Das gilt allerdings nicht für den Kino-Trailer für das Festival, der sich einmal mehr an einem großen Vorbild orientiert. Torsten Neumann ist zu sehen als Marlon Brando in „Apokalypse Now“ - bzw. „Oldenburg Now“. Der kleine Film zieht Parallelen zwischen dem Reich des wahnsinnigen Colonel Kurtz im kambodschanischen Dschungel und dem Treiben um Festivalchef Neumann in der norddeutschen Tiefebene. Der ist angetan vom Ergebnis: „Was wir da an einem Tag mit Null Budget hingekriegt haben, dafür hätte Coppola Millionen und vier Wochen gebraucht!“ Vielleicht liegt das am Modus operandi des Filmfest-Leiters, den er ebenfalls dem berühmten Kurtz-Monolog entlehnt: „30 Years of Unsound Methods“.
Kein Weg zurück
Die Pressekonferenz zum Internationalen Filmfest ist für das Publikum eine Art „Point of no Return“. Zum ersten Mal seit dem Schlussvorhang des Vorjahres manifestiert sich das Festival vor Ort - und sofort ist jene Anziehungskraft wieder da, der man sich schwer wieder entziehen kann.
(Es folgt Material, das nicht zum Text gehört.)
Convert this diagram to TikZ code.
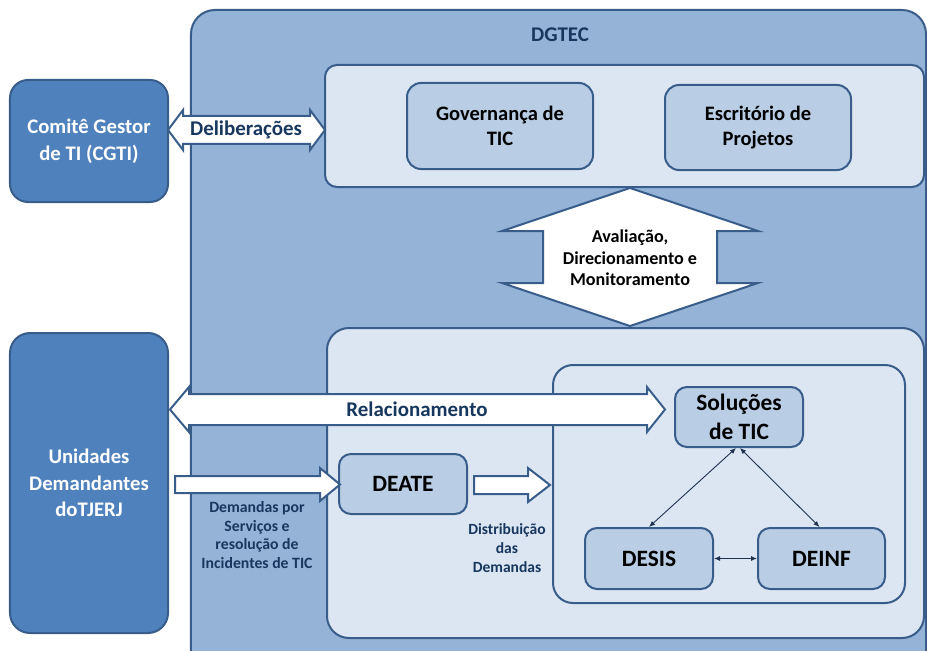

Die gute Nachricht; Es gibt keinen Grund, das zu wollen. Das Internationale Filmfest macht uns zum dreißigsten Mal das Angebot, für fünf Tage ganz tief in die Filmwelt einzutauchen. Dafür müssen wir nicht nach Venedig oder Cannes, nicht nach Toronto oder Los Angeles. Dafür müssen wir nur ins Casablanca, Cine k, theater hof/19 oder Staatstheater, denn die Filmwelt kommt zu uns! Diese Gelegenheit sollte man nicht verpassen, denn auch nach dreißig Jahren ist keineswegs alles gedacht oder geäußert worden, was man über das Filmfest denken oder sagen könnte. Es hat zwar einen stabilen Kern, ist ansonsten aber in ständiger Bewegung - dank der innovativen Indie-Szene und dank der ureigenen „unsound methods“.